Post-real macroeconomics — science as fraud

24 September, 2016 at 14:00 | Posted in Economics | Leave a comment

There are many kinds of useless economics held in high regard within mainstream economics establishment today . Few — as Paul Romer recently has been arguing — are less deserved than the post-real macroeconomic theory – mostly connected with Nobel laureates Finn Kydland, Robert Lucas,  Edward Prescott and Thomas Sargent – called calibration.

In an interview by Seppo Honkapohja and Lee Evans (Macroeconomic Dynamics 2005, vol. 9) Thomas Sargent says:

fraud-kitCalibration is less optimistic about what your theory can accomplish because you would only use it if you din’t fully trust your entire model, meaning that you think your model is partly misspecified or incompetely specified, or if you trusted someone else’s model and data set more than your own. My recollection is that Bob Lucas and Ed Prescott were initially very enthusiastic about rational expetations econometrics. After all, it simply involved imposing on ourselves the same high standards we had criticized the Keynesians for failing to live up to. But after about five years of doing likelihood ratio tests on rational expectations models, I recall Bob Lucas and Ed Prescott both telling me that those tests were rejecting too many good models. The idea of calibration is to ignore some of the probabilistic implications of your model but to retain others. Somehow, calibration was intended as a balanced response to professing that your model, although not correct, is still worthy as a vehicle for quantitative policy analysis….

It is — sad to say — a fact that within mainstream economics internal validity is everything and external validity and truth nothing. Why anyone should be interested in that kind of theories and models — as long as mainstream economists do not come up with any export licenses for their theories and models to the real world in which we live — is beyond comprehension. Stupid models are of no or little help in understanding the real world.

In Chicago economics one is cultivating the view that scientific theories has nothing to do with truth. Constructing theories and building models is not even considered an activity wth the intent of  approximating truth. For Chicago economists like Lucas and Sargent it is only an endeavour to organize their thoughts in a ‘useful’ manner.

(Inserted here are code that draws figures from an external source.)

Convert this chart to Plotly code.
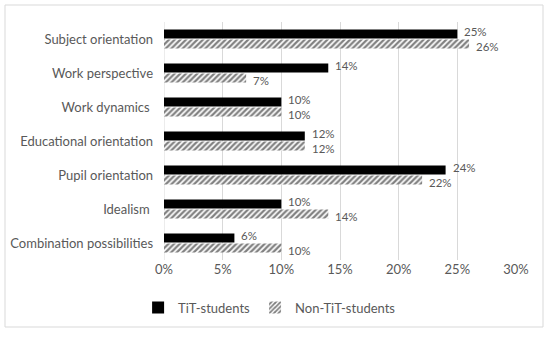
import plotly.graph_objects as go

categories = ["Subject orientation", "Work perspective", "Work dynamics ", "Educational orientation",
              "Pupil orientation", "Idealism ", "Combination possibilities"]
tit_students = [25, 14, 10, 12, 24, 10, 6]
non_tit_students = [26, 7, 10, 12, 22, 14, 10]
x_ticks = [0, 5, 10, 15, 20, 25, 30]
x_tick_labels = ["0%", "5%", "10%", "15%", "20%", "25%", "30%"]

GRAY = "#595959"
FONT = "Lato, Carlito, 'Open Sans', sans-serif"

fig = go.Figure()
fig.add_trace(go.Bar(
    y=categories, x=tit_students, orientation="h", name="TiT-students",
    marker=dict(color="black", line=dict(width=0)),
))
fig.add_trace(go.Bar(
    y=categories, x=non_tit_students, orientation="h", name="Non-TiT-students",
    marker=dict(color="white", line=dict(width=0),
                pattern=dict(shape="/", fgcolor="black", bgcolor="white", size=4, solidity=0.55)),
))

annotations = []
for cat, v in zip(categories, tit_students):
    annotations.append(dict(x=v, y=cat, xref="x", yref="y", text=f"{v}%", showarrow=False,
                            xanchor="left", yanchor="middle", xshift=5, yshift=7.5,
                            font=dict(size=11.5, color=GRAY, family=FONT)))
for cat, v in zip(categories, non_tit_students):
    annotations.append(dict(x=v, y=cat, xref="x", yref="y", text=f"{v}%", showarrow=False,
                            xanchor="left", yanchor="middle", xshift=5, yshift=-7.5,
                            font=dict(size=11.5, color=GRAY, family=FONT)))

fig.update_layout(
    width=550, height=337,
    margin=dict(l=164, r=34, t=22, b=77),
    paper_bgcolor="white", plot_bgcolor="white",
    barmode="group", bargap=0.42, bargroupgap=0.08,
    font=dict(family=FONT, color=GRAY, size=13),
    showlegend=True,
    annotations=annotations,
    legend=dict(orientation="h", x=0.30, xanchor="center", y=-0.2, yanchor="middle",
                font=dict(size=13, color=GRAY), traceorder="normal", itemwidth=30),
    xaxis=dict(range=[0, 30], tickvals=x_ticks, ticktext=x_tick_labels, automargin=False,
               showgrid=True, gridcolor="#d9d9d9", gridwidth=1, zeroline=False,
               showline=False, ticks="", tickfont=dict(size=13, color=GRAY)),
    yaxis=dict(autorange="reversed", showgrid=False, zeroline=False, showline=False, automargin=False,
               ticks="", ticksuffix="   ", tickfont=dict(size=13, color=GRAY)),
    shapes=[dict(type="rect", xref="paper", yref="paper",
                 x0=(5 - 164) / 352, x1=(543 - 164) / 352,
                 y0=(260 - 327) / 238, y1=(260 - 5) / 238,
                 line=dict(color="#d9d9d9", width=1), fillcolor="rgba(0,0,0,0)", layer="below")],
)
fig.add_shape(type="line", xref="x", yref="paper", x0=0, x1=0, y0=0, y1=1,
              line=dict(color="#d9d9d9", width=1), layer="below")

fig.write_html("out.html", config={"displayModeBar": False},
               post_script="document.body.style.margin='0';document.body.style.overflow='hidden';")
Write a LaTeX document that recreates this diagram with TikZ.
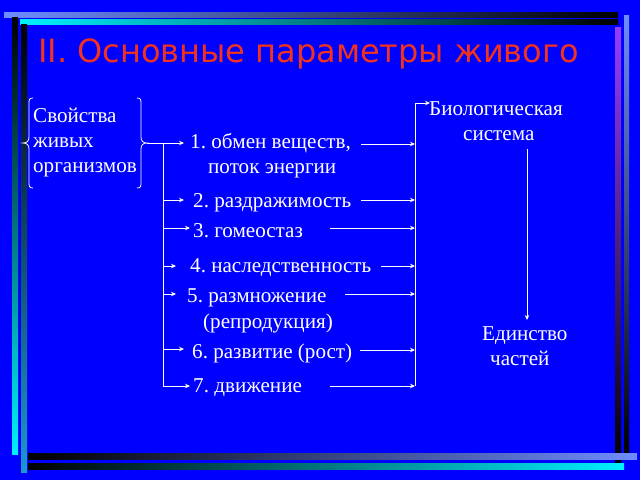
\documentclass[tikz,border=0pt]{standalone}
\usepackage{fontspec}
\setmainfont{Liberation Serif}
\newfontfamily\titlefont{DejaVu Sans}
\usetikzlibrary{arrows.meta}
\definecolor{bg}{RGB}{0,0,255}
\definecolor{titlered}{RGB}{240,50,30}
\definecolor{lblue}{RGB}{110,140,255}
\definecolor{cyanb}{RGB}{0,240,255}
\definecolor{steel}{RGB}{30,150,210}
\definecolor{purp}{RGB}{150,60,255}
\frenchspacing
\begin{document}
\begin{tikzpicture}[x=1pt,y=-1pt,
  txt/.style={anchor=base west, inner sep=0pt, text=white, font=\fontsize{21.1}{25}\selectfont},
  conn/.style={draw=white, line width=0.9pt},
  arr/.style={conn, -{Stealth[length=5pt,width=4.5pt]}},
  bracestyle/.style={draw=white, line width=0.8pt}]
\useasboundingbox (0,0) rectangle (640,480);
\fill[bg] (0,0) rectangle (640,480);
% decorative frame bars
\shade[left color=lblue, right color=black] (4,12) rectangle (618,17);
\shade[left color=cyanb, right color=black] (20,19) rectangle (618,24);
\shade[top color=black, bottom color=cyanb] (12,17) rectangle (18,454);
\shade[top color=black, bottom color=steel] (21,24) rectangle (27,472);
\shade[top color=purp, bottom color=black] (615,27) rectangle (621,463);
\shade[top color=lblue, bottom color=black] (624,15) rectangle (629,453);
\shade[left color=black, right color=lblue] (28,453) rectangle (637,459);
\shade[left color=black, right color=cyanb] (28,463) rectangle (624,469);
% title
\node[anchor=base west, inner sep=0pt, text=titlered, font=\titlefont\fontsize{32}{32}\selectfont] (title) at (38,62) {II. Основные параметры живого};
% left block
\node[txt] (s1) at (33,122) {Свойства};
\node[txt] (s2) at (33,147) {живых};
\node[txt] (s3) at (33,172) {организмов};
\draw[bracestyle] (33,98) .. controls (29,98) and (29,100) .. (29,104) -- (29,137)
  .. controls (29,141) and (27,143) .. (23,143) .. controls (27,143) and (29,145) .. (29,149)
  -- (29,182) .. controls (29,186) and (29,188) .. (33,188);
\draw[bracestyle] (137,98) .. controls (141,98) and (141,100) .. (141,104) -- (141,137)
  .. controls (141,141) and (143,143) .. (147,143) .. controls (143,143) and (141,145) .. (141,149)
  -- (141,182) .. controls (141,186) and (141,188) .. (137,188);
% items
\node[txt] (i1a) at (190,148) {1. обмен веществ,};
\node[txt] (i1b) at (208,173) {поток энергии};
\node[txt] (i2) at (193,207) {2. раздражимость};
\node[txt] (i3) at (193,237) {3. гомеостаз};
\node[txt] (i4) at (190,272) {4. наследственность};
\node[txt] (i5a) at (187,302) {5. размножение};
\node[txt] (i5b) at (203,328) {(репродукция)};
\node[txt] (i6) at (192,358) {6. развитие (рост)};
\node[txt] (i7) at (193,392) {7. движение};
% right block
\node[txt] (b1) at (429,115) {Биологическая};
\node[txt] (b2) at (463,140) {система};
\node[txt] (u1) at (482,340) {Единство};
\node[txt] (u2) at (490,365) {частей};
% coordinates
\coordinate (bt) at (147,143);
\coordinate (L1) at (163,143); \coordinate (T1) at (184,143);
\coordinate (L2) at (163,200); \coordinate (T2) at (184,200);
\coordinate (L3) at (163,228); \coordinate (T3) at (190,228);
\coordinate (L4) at (163,266); \coordinate (T4) at (176,266);
\coordinate (L5) at (163,294); \coordinate (T5) at (176,294);
\coordinate (L6) at (163,349); \coordinate (T6) at (184,349);
\coordinate (L7) at (163,386); \coordinate (T7) at (190,386);
\coordinate (R1) at (361,144); \coordinate (E1) at (415,144);
\coordinate (R2) at (361,200); \coordinate (E2) at (415,200);
\coordinate (R3) at (330,228); \coordinate (E3) at (415,228);
\coordinate (R4) at (381,266); \coordinate (E4) at (415,266);
\coordinate (R5) at (345,294); \coordinate (E5) at (415,294);
\coordinate (R6) at (360,350); \coordinate (E6) at (415,350);
\coordinate (R7) at (330,386); \coordinate (E7) at (415,386);
\coordinate (Vt) at (415,103); \coordinate (Bt) at (430,103);
\coordinate (D1) at (527,149); \coordinate (D2) at (527,320);
% connectors
\draw[arr] (bt) -- (T1);
\draw[conn] (L1) -- (L7);
\draw[arr] (L2) -- (T2);
\draw[arr] (L3) -- (T3);
\draw[arr] (L4) -- (T4);
\draw[arr] (L5) -- (T5);
\draw[arr] (L6) -- (T6);
\draw[arr] (L7) -- (T7);
\draw[arr] (R1) -- (E1);
\draw[arr] (R2) -- (E2);
\draw[arr] (R3) -- (E3);
\draw[arr] (R4) -- (E4);
\draw[arr] (R5) -- (E5);
\draw[arr] (R6) -- (E6);
\draw[arr] (R7) -- (E7);
\draw[arr] (E7) -- (Vt) -- (Bt);
\draw[arr] (D1) -- (D2);
\end{tikzpicture}
\end{document}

What a handy view of science!

What Sargent and other defenders of scientific storytelling ‘forgets’ is that potential explanatory power achieved in thought experimental models is not enough for attaining real explanations. Model explanations are at best conjectures, and whether they do or do not explain things in the real world is something we have to test. To just believe that you understand or explain things better with thought experiments is not enough. Without a warranted export certificate to the real world, model explanations are pretty worthless. Proving things in models is not enough. Truth is an important concept in real science.